保護犬の現状

さて、環境省の統計資料「犬・猫の引取り及び負傷動物等の収容並びに処分の状況」によれば平成30年度の犬の引取りおよび処分数は、引取り35,535頭のうち、飼い主への返還あるいは新しい飼い主への譲渡ができたものが28,032頭。殺処分になったものが7,687頭となっている。

じつは返還・譲渡数そのものは平成16年度が25,297頭で約2,700頭ほどしか増えてはいない。

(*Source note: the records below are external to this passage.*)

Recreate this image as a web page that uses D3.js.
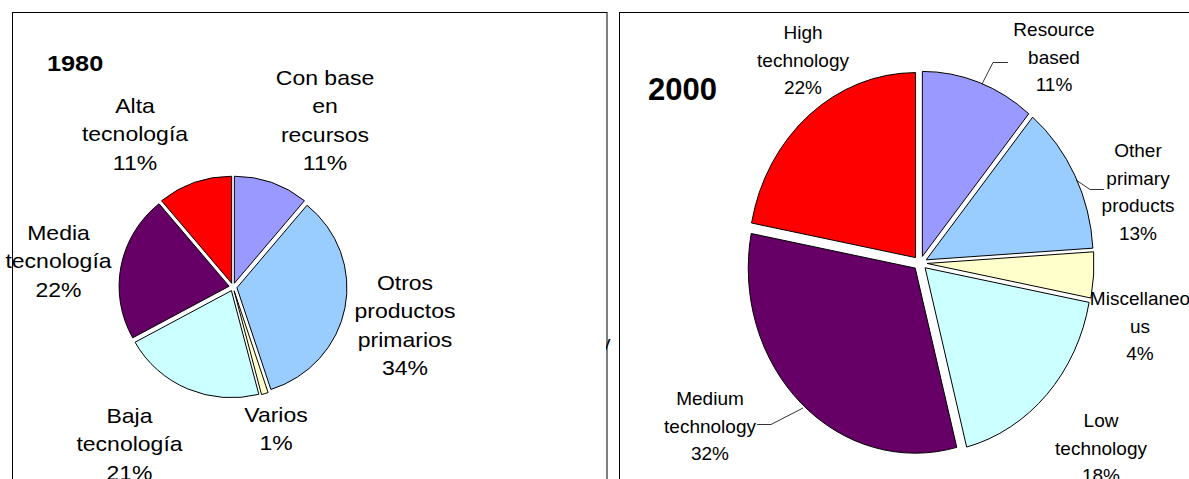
<!DOCTYPE html>
<html>
<head>
<meta charset="utf-8">
<script src="https://cdn.jsdelivr.net/npm/d3@7/dist/d3.min.js"></script>
<style>
  html, body { margin: 0; padding: 0; background: #fff; }
  svg { display: block; }
  text { font-family: "Liberation Sans", Arial, Helvetica, sans-serif; fill: #000; }
</style>
</head>
<body>
<svg id="chart" width="1189" height="479"></svg>
<script>
// Export structure by technology level, shares in percent
const categories1980 = ["Con base en recursos", "Otros productos primarios", "Varios", "Baja tecnología", "Media tecnología", "Alta tecnología"];
const shares1980 = [11, 34, 1, 21, 22, 11];
const labelLines1980 = [["Con base", "en", "recursos"], ["Otros", "productos", "primarios"], ["Varios"], ["Baja", "tecnología"], ["Media", "tecnología"], ["Alta", "tecnología"]];

const categories2000 = ["Resource based", "Other primary products", "Miscellaneous", "Low technology", "Medium technology", "High technology"];
const shares2000 = [11, 13, 4, 18, 32, 22];
const labelLines2000 = [["Resource", "based"], ["Other", "primary", "products"], ["Miscellaneo", "us"], ["Low", "technology"], ["Medium", "technology"], ["High", "technology"]];

const sliceColors = ["#9999FF", "#99CCFF", "#FFFFCC", "#CCFFFF", "#660066", "#FF0000"];

const svg = d3.select("#chart");

// panel frames
svg.append("rect").attr("x", 12.5).attr("y", 12.5).attr("width", 594.5).attr("height", 500)
  .attr("fill", "none").attr("stroke", "#000").attr("stroke-width", 1);
svg.append("rect").attr("x", 619.5).attr("y", 12.5).attr("width", 600).attr("height", 500)
  .attr("fill", "none").attr("stroke", "#000").attr("stroke-width", 1);

const color = d3.scaleOrdinal().domain(d3.range(6)).range(sliceColors);

function drawPie(cfg) {
  const pie = d3.pie().sort(null).value(d => d.value);
  const arcs = pie(cfg.cats.map((c, i) => ({ name: c, value: cfg.values[i], idx: i })));
  const arc = d3.arc().innerRadius(0).outerRadius(1);
  const g = svg.append("g");
  g.selectAll("path").data(arcs).join("path")
    .attr("d", arc)
    .attr("transform", d => {
      const mid = (d.startAngle + d.endAngle) / 2;
      const ox = cfg.cx + cfg.explode * Math.sin(mid);
      const oy = cfg.cy - cfg.explode * Math.cos(mid);
      return `translate(${ox},${oy}) scale(${cfg.rx},${cfg.ry})`;
    })
    .attr("fill", d => color(d.data.idx))
    .attr("stroke", "#000")
    .attr("stroke-width", 1)
    .attr("vector-effect", "non-scaling-stroke");

  // labels
  cfg.labelPos.forEach((p, i) => {
    const lines = cfg.lines[i].concat([cfg.values[i] + "%"]);
    const t = svg.append("text")
      .attr("transform", `translate(${p[0]},${p[1]}) scale(${cfg.sx},1)`)
      .attr("text-anchor", "middle")
      .style("font-size", cfg.fontSize + "px");
    lines.forEach((ln, k) => {
      t.append("tspan").attr("x", 0).attr("y", k * cfg.lineH).text(ln);
    });
  });

  // year title
  svg.append("text")
    .attr("transform", `translate(${cfg.title[0]},${cfg.title[1]}) scale(${cfg.sx},1)`)
    .style("font-size", cfg.titleSize + "px").style("font-weight", "bold")
    .text(cfg.titleText);
}

drawPie({
  cats: categories1980, values: shares1980, lines: labelLines1980,
  cx: 233, cy: 287, rx: 110, ry: 107, explode: 4,
  fontSize: 20, sx: 1.15, lineH: 28.5,
  labelPos: [[325, 85], [405, 290], [276, 422], [129.5, 423], [58.5, 240], [135, 113]],
  title: [47, 71], titleSize: 22, titleText: "1980"
});

drawPie({
  cats: categories2000, values: shares2000, lines: labelLines2000,
  cx: 920, cy: 263, rx: 167, ry: 185, explode: 7,
  fontSize: 19, sx: 1, lineH: 27.7,
  labelPos: [[1054, 36], [1138, 157], [1140, 305], [1101, 427], [710, 405], [803, 39]],
  title: [648, 100], titleSize: 31, titleText: "2000"
});

// leader lines for the 2000 labels
const leaders = [
  [[1008, 62.5], [993, 62.5], [982, 84]],
  [[1104, 189.5], [1090, 189.5], [1076, 180]],
  [[757, 424.5], [771, 424.5], [803, 408]]
];
svg.append("g").selectAll("path").data(leaders).join("path")
  .attr("d", d3.line())
  .attr("fill", "none").attr("stroke", "#000").attr("stroke-width", 0.8);

// clipped glyph fragment at the edge of the first frame
svg.append("clipPath").attr("id", "edgeClip")
  .append("rect").attr("x", 606).attr("y", 330).attr("width", 6).attr("height", 30);
svg.append("text").attr("x", 601).attr("y", 349).attr("clip-path", "url(#edgeClip)")
  .style("font-size", "19px").text("y");
</script>
</body>
</html>
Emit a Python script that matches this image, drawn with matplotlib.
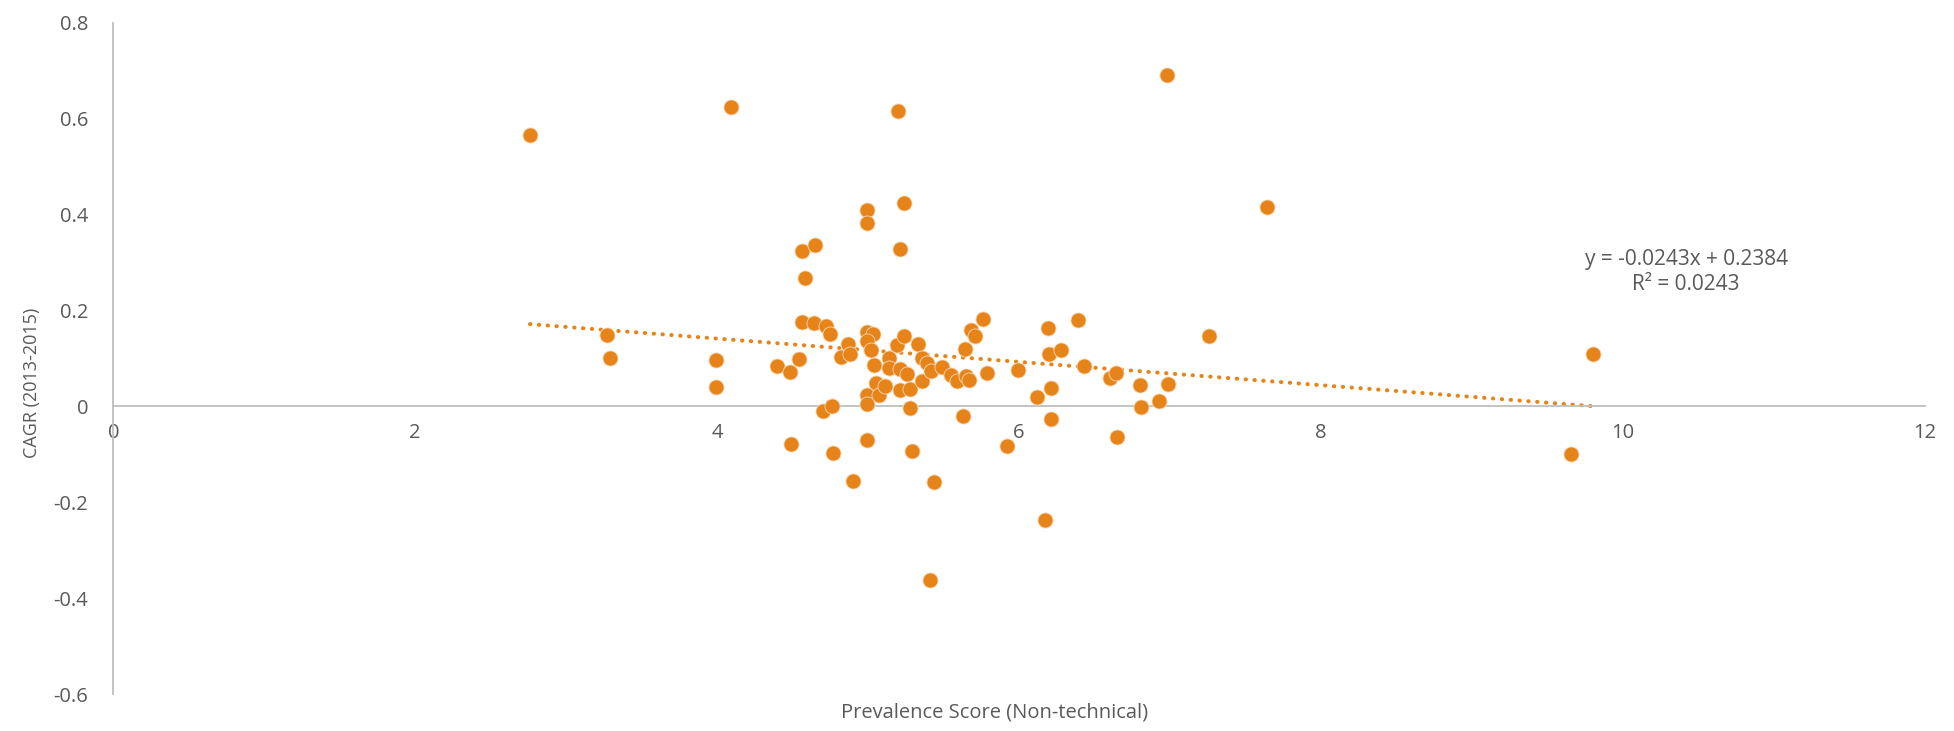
import matplotlib
matplotlib.use("Agg")
from matplotlib import pyplot as plt
from matplotlib.ticker import FuncFormatter, MultipleLocator

plt.rcParams['font.family'] = ['Open Sans', 'DejaVu Sans']
plt.rcParams['axes.unicode_minus'] = False

# prevalence score (non-technical) vs CAGR 2013-2015
prevalence = [
    2.76, 3.27, 3.29, 3.99, 3.99, 4.09, 4.40, 4.48, 4.49, 4.54,
    4.56, 4.56, 4.58, 4.65, 4.64, 4.72, 4.70, 4.75, 4.76, 4.77,
    4.82, 4.87, 4.88, 4.90, 4.99, 4.99, 4.99, 5.03, 4.99, 5.02,
    5.04, 4.99, 4.99, 4.99, 5.05, 5.07, 5.11, 5.14, 5.14, 5.19,
    5.20, 5.21, 5.21, 5.21, 5.24, 5.24, 5.26, 5.28, 5.28, 5.29,
    5.33, 5.36, 5.36, 5.39, 5.41, 5.42, 5.44, 5.49, 5.55, 5.59,
    5.63, 5.64, 5.65, 5.67, 5.68, 5.71, 5.76, 5.79, 5.92, 5.99,
    6.12, 6.19, 6.20, 6.21, 6.17, 6.21, 6.28, 6.39, 6.43, 6.60,
    6.64, 6.65, 6.80, 6.81, 6.93, 6.98, 6.99, 7.26, 7.64, 9.66,
    9.80,
]
cagr = [
    0.565, 0.148, 0.100, 0.096, 0.040, 0.625, 0.085, 0.072, -0.079, 0.099,
    0.323, 0.176, 0.268, 0.337, 0.174, 0.167, -0.010, 0.150, 0.000, -0.098,
    0.103, 0.129, 0.108, -0.155, 0.410, 0.383, 0.155, 0.150, 0.136, 0.117,
    0.087, 0.024, 0.005, -0.070, 0.049, 0.024, 0.042, 0.100, 0.080, 0.127,
    0.615, 0.329, 0.077, 0.033, 0.424, 0.146, 0.068, 0.037, -0.003, -0.093,
    0.130, 0.101, 0.052, 0.091, -0.363, 0.073, -0.157, 0.082, 0.065, 0.052,
    -0.020, 0.119, 0.063, 0.054, 0.160, 0.146, 0.183, 0.070, -0.082, 0.076,
    0.019, 0.164, 0.108, 0.038, -0.237, -0.026, 0.118, 0.180, 0.084, 0.058,
    0.070, -0.064, 0.045, -0.001, 0.010, 0.690, 0.047, 0.146, 0.415, -0.099,
    0.109,
]

# linear trendline coefficients
slope = -0.0243
intercept = 0.2384
r2 = 0.0243

orange = '#E6841A'
grey_axis = '#BFBFBF'
grey_text = '#595959'

fig = plt.figure(figsize=(19.54, 7.31), dpi=100)
ax = fig.add_axes([0.058, 0.0506, 0.927, 0.9184])

ax.scatter(prevalence, cagr, s=118, color=orange, edgecolors='#F6D9B8',
           linewidths=0.6, zorder=3)

x0, x1 = min(prevalence), max(prevalence)
ax.plot([x0, x1], [slope * x0 + intercept, slope * x1 + intercept],
        color=orange, lw=2.9, ls=(0, (0.1, 2.1)), dash_capstyle='round', zorder=2)

ax.text(10.42, 0.280, "y = %.4fx + %.4f\nR² = %.4f" % (slope, intercept, r2),
        ha='center', va='center', fontsize=15, color=grey_text, linespacing=1.3)

ax.set_xlim(0, 12)
ax.set_ylim(-0.6, 0.8)
ax.xaxis.set_major_locator(MultipleLocator(2))
ax.yaxis.set_major_locator(MultipleLocator(0.2))
fmt = FuncFormatter(lambda v, p: '%g' % round(v, 2))
ax.xaxis.set_major_formatter(fmt)
ax.yaxis.set_major_formatter(fmt)

ax.spines['top'].set_visible(False)
ax.spines['right'].set_visible(False)
ax.spines['bottom'].set_position(('data', 0))
ax.spines['left'].set_position(('data', 0))
for s in ('bottom', 'left'):
    ax.spines[s].set_color(grey_axis)
    ax.spines[s].set_linewidth(1.3)
ax.tick_params(length=0, labelsize=14.5, colors=grey_text)
ax.tick_params(axis='x', pad=12)
ax.tick_params(axis='y', pad=18)

fig.text(0.509, 0.025, "Prevalence Score (Non-technical)", ha='center', va='center',
         fontsize=14.5, color=grey_text)
fig.text(0.0164, 0.476, "CAGR (2013-2015)", ha='center', va='center', rotation=90,
         fontsize=13, color=grey_text)

fig.savefig("out.png", dpi=100)
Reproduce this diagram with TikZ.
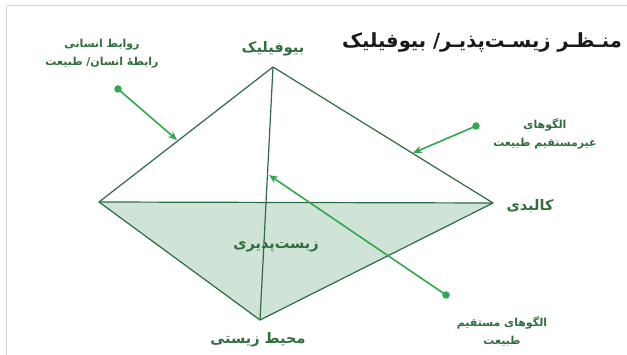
\documentclass[tikz,border=0pt]{standalone}
\usepackage{fontspec}
\usetikzlibrary{arrows.meta}
\newfontfamily\arabicfont[Script=Arabic]{DejaVu Sans}
\TeXXeTstate=1
\definecolor{edgegreen}{HTML}{2E6B45}
\definecolor{fillgreen}{HTML}{CFE4D6}
\definecolor{arrowgreen}{HTML}{2FA84F}
\definecolor{labelgreen}{HTML}{2F6E3E}
\definecolor{framegray}{HTML}{D4D8DC}
\tikzset{
  bigfa/.style={font=\arabicfont\bfseries\fontsize{14.5}{16}\selectfont, text=labelgreen, inner sep=0pt},
  smallfa/.style={font=\arabicfont\bfseries\fontsize{11}{18}\selectfont, text=labelgreen, inner sep=0pt, align=center},
  titlefa/.style={font=\arabicfont\bfseries\fontsize{19.5}{21}\selectfont, text=black!90, inner sep=0pt},
  edge/.style={draw=edgegreen, line width=1.2pt},
  dot/.style={circle, fill=arrowgreen, inner sep=0pt, minimum size=7.5pt},
  pointer/.style={draw=arrowgreen, line width=1.6pt, -{Stealth[length=9pt,width=7.5pt]}}
}
\begin{document}
\begin{tikzpicture}[x=1pt,y=-1pt]
\useasboundingbox (0,0) rectangle (627,355);
\fill[white] (0,0) rectangle (627,355);
\draw[framegray, line width=1pt] (6,355) -- (6,6) -- (627,6);
% vertices
\coordinate (T) at (273,67);
\coordinate (L) at (99,202);
\coordinate (R) at (493,203);
\coordinate (B) at (260,320);
\fill[fillgreen] (L) -- (R) -- (B) -- cycle;
\draw[edge, line join=round] (L) -- (T) -- (R) -- (B) -- cycle;
\draw[edge] (L) -- (R);
\draw[edge] (T) -- (B);
% arrows
\node[dot] (d1) at (118,89) {};
\coordinate (h1) at (177,140);
\draw[pointer] (d1.center) -- (h1);
\node[dot] (d2) at (476,126) {};
\coordinate (h2) at (413,153);
\draw[pointer] (d2.center) -- (h2);
\node[dot] (d3) at (446,295) {};
\coordinate (h3) at (269,175);
\draw[pointer] (d3.center) -- (h3);
% labels
\node[titlefa] (title) at (482,42) {\beginR منـظـر زیسـت‌پذیـر/ بیوفیلیک\endR};
\node[bigfa] (bio) at (273,49) {\beginR بیوفیلیک\endR};
\node[bigfa] (kal) at (530,206) {\beginR کالبدی\endR};
\node[bigfa] (zist) at (276,246) {\beginR زیست‌پذیری\endR};
\node[bigfa] (mohit) at (258,340) {\beginR محیط زیستی\endR};
\node[smallfa] (rav) at (102,54) {\beginR روابط انسانی\endR\\\beginR رابطهٔ انسان/ طبیعت\endR};
\node[smallfa] (gher) at (545,134) {\beginR الگوهای\endR\\\beginR غیرمستقیم طبیعت\endR};
\node[smallfa] (mos) at (502,331) {\beginR الگوهای مستقیم\endR\\\beginR طبیعت\endR};
\end{tikzpicture}
\end{document}
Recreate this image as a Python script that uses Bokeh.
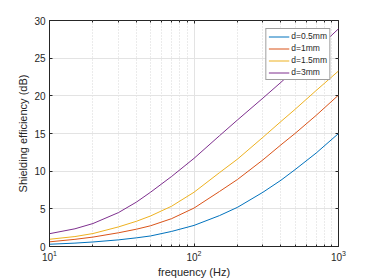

『妻が余命宣告されたとき、僕は保護犬を飼うことにした』(著:小林孝延/風鳴舎)

しかし平成16年度は全引取り数が181,167頭でそのうち殺処分が155,870頭と目を覆いたくなる数字であった。これが、ここまで減少したのは民間の保護団体の努力にほかならない。彼らによる引取りが圧倒的に増えたことで、保健所での引取りが減り、殺処分も劇的に減少したのである。

しかし、それでもまだまだ足りないのが現状。

ペット先進国であるドイツ・ベルリンの保護施設ティアハイムでは、譲渡率は9割を超えるというし、アメリカ・ポートランドではペットショップは保護団体と積極的に連携し、犬を飼う人のほぼすべての人が保護犬を選んでいるという実態からすれば、まだまだ日本は遅れていると言わざるを得ない。

しかも海外の場合は飼育できる経済力があるか、家族全員の承諾はとれているのかなど、非常に厳しい審査があり、途中で飼い犬を放棄することができないようになっていることが多いのだ。

日本ではクレジットカード1枚で衝動的に犬を買う人が後を絶たない。

そして、思ったより手が掛かる、お金がたいへんだ、鳴き声がうるさい、というような信じられないほど安易な理由で保健所に持ち込む人がいるのだ。

こうした実情を詳しく知るようになったのは保護犬のことに興味をもってからだが、知れば知るほど僕の中では飼うなら保護犬しかない、まるで使命感のようなものさえ芽生え始めていた。